James Clerk Maxwell was born at 14 India Street in Stockbridge on 13 June 1831. He went on to unify electricity, magnetism, and light into a single theory of electromagnetism, the foundation that Einstein later built on. Albert Einstein kept a portrait of Maxwell on his study wall. Peter Higgs, who in 1964 predicted the boson that bears his name and confirmed his prediction with the 2012 Nobel Prize in Physics, also lived in Stockbridge. The geologist Hugh Miller, whose work helped establish deep time, gave one of the Colonies its name. James Hogg the Ettrick Shepherd, the poet and novelist, rented rooms on Deanhaugh Street in 1813. The portrait painter Raeburn, the actor Norman Lovett, the comedian Dylan Moran, the musician Shirley Manson of Garbage, the engraver James Stewart, and Nico of the Velvet Underground all spent parts of their lives within a few streets here.
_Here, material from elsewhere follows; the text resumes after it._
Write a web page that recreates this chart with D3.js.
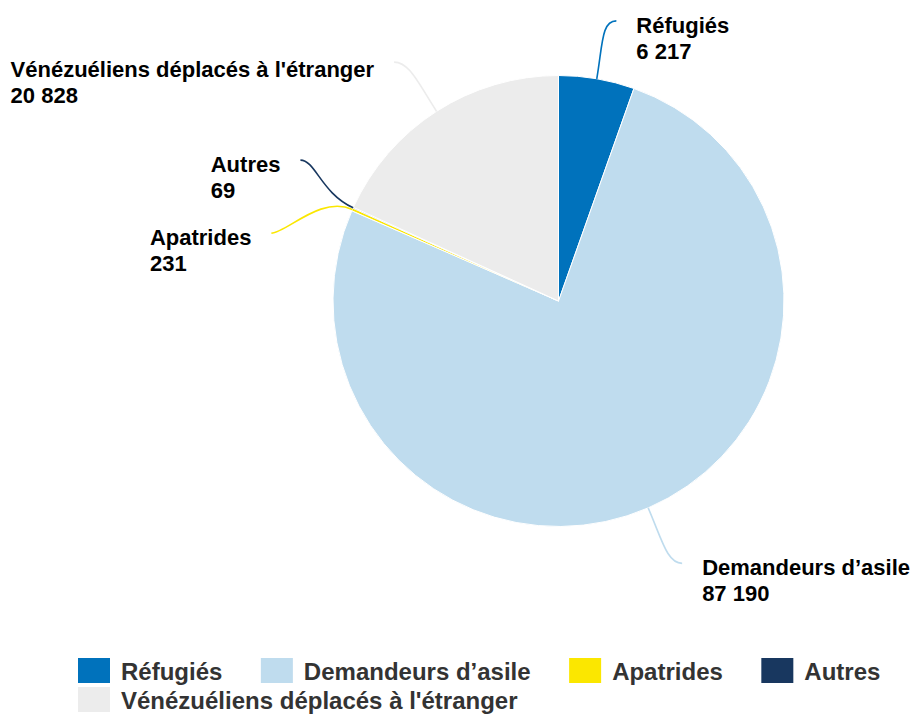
<!DOCTYPE html>
<html><head><meta charset="utf-8">
<script src="https://cdn.jsdelivr.net/npm/d3@7"></script>
<style>
html,body{margin:0;padding:0;background:#fff;}
svg{display:block;font-family:"Liberation Sans",Arial,Helvetica,sans-serif;}
</style></head>
<body>
<svg id="chart" width="914" height="714"></svg>
<script>
const categories = ["Réfugiés", "Demandeurs d’asile", "Apatrides", "Autres", "Vénézuéliens déplacés à l'étranger"];
const values = [6217, 87190, 231, 69, 20828];
const colors = ["#0072bc", "#bfdcee", "#fbe700", "#18375f", "#ececec"];
// label layout tweaks (angle offset in degrees, label distance from center, extra baseline shift)
const labelAngleOffset = [1.9, -1.8, -10.65, 4.2, -1.8];
const labelDistance = [286, 290, 295, 294, 290];
const labelShift = [0, 0, 0, 0, 3];

const W = 914, H = 714;
const cx = 558.5, cy = 301, R = 225.5;
const svg = d3.select("#chart");
const fmt = d3.formatLocale({decimal: ",", thousands: " ", grouping: [3], currency: ["", ""]}).format(",d");

const data = categories.map((c, i) => ({name: c, value: values[i], color: colors[i], i}));
const pie = d3.pie().sort(null).value(d => d.value).startAngle(0).endAngle(2 * Math.PI);
const arcs = pie(data);
const arc = d3.arc().innerRadius(0).outerRadius(R);

const g = svg.append("g").attr("transform", `translate(${cx},${cy})`);
g.selectAll("path.slice").data(arcs).join("path")
  .attr("class", "slice")
  .attr("d", arc)
  .attr("fill", d => d.data.color)
  .attr("stroke", "#ffffff")
  .attr("stroke-width", 1)
  .attr("stroke-linejoin", "round");

const polar = (r, a) => [r * Math.sin(a), -r * Math.cos(a)];
const rad = Math.PI / 180;

const labels = svg.append("g");
arcs.forEach(d => {
  const i = d.data.i;
  const mid = (d.startAngle + d.endAngle) / 2;
  const la = mid + labelAngleOffset[i] * rad;
  const s = polar(R, mid);
  const c1 = polar(R + 35, mid);
  const e = polar(labelDistance[i], la);
  const side = e[0] >= 0 ? 1 : -1;
  const c2 = [e[0] - side * 15, e[1]];
  const path = d3.path();
  path.moveTo(cx + s[0], cy + s[1]);
  path.bezierCurveTo(cx + c1[0], cy + c1[1], cx + c2[0], cy + c2[1], cx + e[0], cy + e[1]);
  labels.append("path")
    .attr("d", path.toString())
    .attr("fill", "none")
    .attr("stroke", d.data.color)
    .attr("stroke-width", 1.6);

  const ex = cx + e[0], ey = cy + e[1] + labelShift[i];
  const t = labels.append("text")
    .attr("font-size", 22)
    .attr("font-weight", "bold")
    .attr("fill", "#000");
  const t1 = t.append("tspan").attr("y", ey + 12).text(d.data.name);
  const t2 = t.append("tspan").attr("y", ey + 38).text(fmt(d.data.value));
  const w = Math.max(t1.node().getComputedTextLength(), t2.node().getComputedTextLength());
  const x0 = side > 0 ? ex + 20 : ex - 20 - w;
  t1.attr("x", x0);
  t2.attr("x", x0);
});

// Legend
const legend = svg.append("g");
const legStartX = 78, legMaxX = 900, legY = 658, rowH = 29, boxW = 32, boxH = 25, textGap = 11, itemGap = 38.5;
let lx = legStartX, row = 0;
data.forEach(d => {
  const item = legend.append("g");
  const txt = item.append("text")
    .attr("font-size", 24)
    .attr("font-weight", "bold")
    .attr("fill", "#333333")
    .text(d.name);
  const tw = txt.node().getComputedTextLength();
  const iw = boxW + textGap + tw;
  if (lx + iw > legMaxX) { row++; lx = legStartX; }
  const y = legY + row * rowH;
  item.insert("rect", "text")
    .attr("x", lx).attr("y", y).attr("width", boxW).attr("height", boxH)
    .attr("fill", d.color);
  txt.attr("x", lx + boxW + textGap).attr("y", y + 22);
  lx += iw + itemGap;
});
</script>
</body></html>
Each year since 1988, the Stockbridge community festival has held a Duck Race. One thousand rubber ducks are released into the Water of Leith, numbered, and chased downstream. Duck Wardens follow on foot to keep the ducks out of the reeds and to stop children spectating from falling into the river. The fastest ducks win prizes for their sponsors. The novelist Anne Fine lived in the neighbourhood when a basement shop in South East Circus Place still carried the faded gold name of its former owner, a second-hand clothes seller called Madame Doubtfire who had died in 1979 aged 92. Fine borrowed the name. Hollywood, eventually, borrowed it from her. The Academy of Urbanism shortlisted Stockbridge for Great Neighbourhood of the Year in 2009. It is still the kind of place where a duck race and a Nobel laureate share the same square mile.
Stockbridge sits at 55.96 deg N, 3.21 deg W, immediately north of central Edinburgh's New Town, with the Water of Leith winding through it. From the air, the Royal Botanic Garden's green expanse and Inverleith Park lie just to the north, and Edinburgh Castle is about three-quarters of a mile south. Edinburgh Airport (EGPH) is six miles west. Best viewed from 2,000 to 4,000 feet on approach to EGPH from the north or northeast. Look for the curved Georgian streets and the Greek temple of St Bernard's Well tucked into the river valley.